На второй день ознакомила заключенных с текстом письма. Согласились, что оно пойдет от имени Ледяшкина.
Ответ ждали долго. Алексей ходил петухом. На одном из политзанятий сказал:
— Умер ваш Гришка Бродягин. Как есть умер. Нет еще некролога в «Известиях»?
Но письмо все же пришло. Послушать его захотели даже из других отрядов. Фроликов, бывший вор, долго рассматривал конверт. Искал подделки, Почтовые штемпели отвергали сомнения.
— Читайте, Алексей Иванович, — вручила письмо Ледяшкину Налетова. — Вам оно адресовано.
— Что читать? И так все ясно, — уклонился тот.
— Читай, Леха, чего там! — зашумели со всех сторон.
— Дайте я прочитаю, — вызвался Фроликов.
Все притихли.
«Здравствуй, далекий и незнакомый Алексей Иванович! На третий день получил твое письмо. Ты спрашиваешь, правда ли, что я существую на этом свете, и верно ли, что нашлись люди, которые взяли к себе беспомощного инвалида. Все правда, Алексей Иванович! Не веришь, приезжай после освобождения в Новосибирск, встретимся с тобой. Рассказывать о себе не стану. Все так, как написано в газете.

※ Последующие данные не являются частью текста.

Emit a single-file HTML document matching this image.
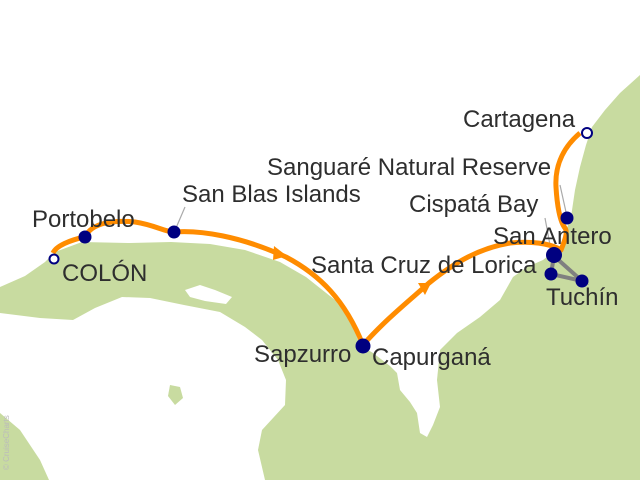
<!DOCTYPE html>
<html><head><meta charset="utf-8"><style>
body{margin:0;width:640px;height:480px;overflow:hidden;background:#fff}
svg text{font-family:"Liberation Sans",sans-serif;font-size:24px;fill:#2e2e2e}
</style></head><body>
<svg width="640" height="480" xmlns="http://www.w3.org/2000/svg">
<rect width="640" height="480" fill="#fff"/>
<!-- land -->
<path fill="#c8dba0" d="M0,287 L25,276 L45,262 L55,252 L82,242 L130,243 L171,242 L210,244 L245,250 L280,262 L306,277 L335,300 L350,320 L360,345 L373,353 L390,366 L397,373 L400,390 L410,402 L417,413 L420,433 L427,437 L433,425 L440,407 L437,380 L440,350 L457,333 L480,317 L500,300 L513,277 L527,267 L543,260 L560,247 L571,217 L575,190 L580,167 L586,145 L592,127 L605,110 L620,93 L640,75 L640,480 L265,480 L258,450 L262,430 L285,405 L286,380 L278,360 L262,340 L245,327 L220,312 L184,305 L150,298 L122,297 L95,308 L73,320 L40,318 L0,313 Z"/>
<path fill="#c8dba0" d="M0,413 L20,430 L40,460 L49,480 L0,480 Z"/>
<path fill="#c8dba0" d="M170,385 L180,387 L183,398 L175,405 L168,396 Z"/>
<path fill="#fff" d="M185,290 L200,285 L215,290 L232,297 L226,304 L205,301 L190,297 Z"/>
<!-- gray connectors -->
<g stroke="#aaa" stroke-width="1.2">
<line x1="185" y1="207" x2="176" y2="228"/>
<line x1="560" y1="185" x2="566" y2="212"/>
<line x1="545" y1="218" x2="550" y2="245"/>
</g>
<path d="M554,256 L551,274 L582,281 Z" stroke="#808080" stroke-width="4" fill="none"/>
<!-- route -->
<path fill="none" stroke="#ff8c00" stroke-width="5" stroke-linejoin="round" d="M53,253 C56,246 70,240 85,237 C92,222 115,220 135,222 C155,225 165,232 174,232 C200,230 240,236 286,257 C320,275 345,300 363,345 C385,320 410,300 429,283 C455,262 480,248 510,243 C530,241 550,243 561,250 C565,240 568,232 565,228 C560,222 557,205 556,187 C555,170 560,150 580,133"/>
<path fill="#ff8c00" d="M274,246 L287,256 L273,260 Z"/>
<path fill="#ff8c00" d="M418,283 L431,283 L425,295 Z"/>
<!-- dots -->
<g fill="#000080">
<circle cx="85" cy="237" r="6.5"/>
<circle cx="174" cy="232" r="6.5"/>
<circle cx="363" cy="346" r="7.5"/>
<circle cx="567" cy="218" r="6.5"/>
<circle cx="554" cy="255" r="8"/>
<circle cx="551" cy="274" r="6.5"/>
<circle cx="582" cy="281" r="6.5"/>
</g>
<circle cx="54" cy="259" r="4.5" fill="#fff" stroke="#000080" stroke-width="2"/>
<circle cx="587" cy="133" r="5" fill="#fff" stroke="#000080" stroke-width="2"/>
<!-- labels -->
<text x="463" y="127">Cartagena</text>
<text x="267" y="175">Sanguaré Natural Reserve</text>
<text x="409" y="212">Cispatá Bay</text>
<text x="493" y="244">San Antero</text>
<text x="311" y="273">Santa Cruz de Lorica</text>
<text x="546" y="305">Tuchín</text>
<text x="372" y="365">Capurganá</text>
<text x="254" y="362">Sapzurro</text>
<text x="182" y="202">San Blas Islands</text>
<text x="32" y="227">Portobelo</text>
<text x="62" y="281">COLÓN</text>
<text transform="translate(9,470) rotate(-90)" style="font-size:8px;fill:#bbb">© CruiseCharts</text>
</svg>
</body></html>
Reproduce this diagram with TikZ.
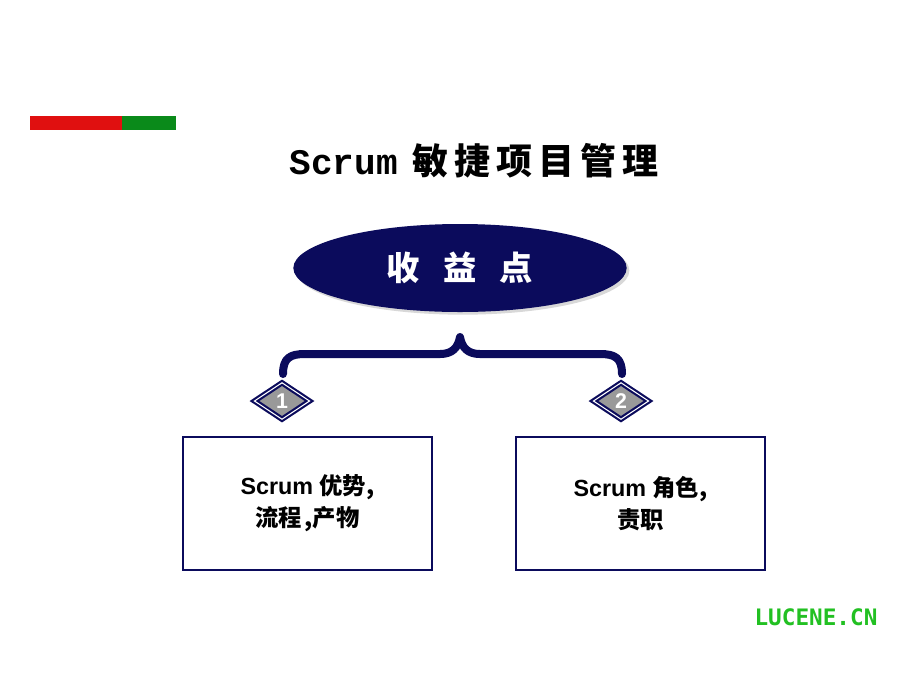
\documentclass[tikz,border=0pt]{standalone}
\usepackage{fontspec}
\setmainfont{Liberation Sans}
\newfontfamily\cjk{Noto Sans CJK SC}
\usetikzlibrary{shapes.geometric,shadows}
\definecolor{navy}{HTML}{0B0B5C}
\definecolor{rbar}{HTML}{E01010}
\definecolor{gbar}{HTML}{0A8A1A}
\definecolor{lgreen}{HTML}{22C022}
\tikzset{
 box/.style={draw=navy,line width=1.6pt,minimum width=186.75pt,minimum height=99.75pt,align=center,font=\bfseries\fontsize{17.5}{24}\selectfont},
 dia/.style={diamond,draw=navy,fill=gray!80,line width=1.6pt,double=white,double distance=0.8pt,minimum width=42pt,minimum height=28pt,inner sep=0pt,font=\bfseries\fontsize{16}{16}\selectfont,text=white}
}
\begin{document}
\begin{tikzpicture}[x=0.75pt,y=-0.75pt]
\path[fill=white] (0,0) rectangle (920,690);
\fill[rbar] (30,116) rectangle (122,130);
\fill[gbar] (122,116) rectangle (176,130);
\node (title) at (474,161) {\bfseries\fontsize{27}{30}\selectfont {\fontspec{Liberation Mono}Scrum}\hspace{0.4em}{\cjk 敏\,捷\,项\,目\,管\,理}};
\node[ellipse,fill=navy,minimum width=250pt,minimum height=66pt,drop shadow={shadow xshift=2pt,shadow yshift=-2pt,fill=gray!60}] (e) at (460,268) {};
\node[text=white] at (e) {\cjk\bfseries\fontsize{25}{28}\selectfont 收\hspace{0.7em}益\hspace{0.7em}点};
\coordinate (bt) at (460,337);
\draw[navy,line width=6pt,line cap=round,line join=round]
 (283,374) .. controls (283,358) and (290,354) .. (305,354) -- (440,354)
 .. controls (452,354) and (458,348) .. (bt)
 .. controls (462,348) and (468,354) .. (480,354) -- (600,354)
 .. controls (615,354) and (622,358) .. (622,374);
\node[dia] (d1) at (282,401) {1};
\node[dia] (d2) at (621,401) {2};
\node[box] (b1) at (307.5,503.5) {Scrum {\cjk 优势,}\\{\cjk 流程}\hspace{0.1em}{\cjk ,产物}};
\node[box] (b2) at (640.5,503.5) {Scrum {\cjk 角色,}\\{\cjk 责职}};
\node[text=lgreen] (logo) at (816,617) {\fontspec{DejaVu Sans Mono}\bfseries\fontsize{17}{17}\selectfont LUCENE.CN};
\end{tikzpicture}
\end{document}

Читал твое письмо родным, которые приютили меня. Огорчились они, что ты, молодой человек, в тюрьме находишься. Дед Осип (ему уже скоро восемьдесят) сказал: «Бродяга твой Алексей Иванович, вижу. Непутевый, наверно. Не верю, чтобы порядочный человек в такое время по тюрьмам прятался. Благо, не война, а то дезертира эдакого под полевой суд отдать надо бы». Когда я заканчивал ответ, дед снова подошел ко мне и заставил написать: «Спроси у него, сукиного сына, когда вообще арестанты переведутся. Знают ли они, вражьи дети, что мне из-за них коммунизма не дождаться».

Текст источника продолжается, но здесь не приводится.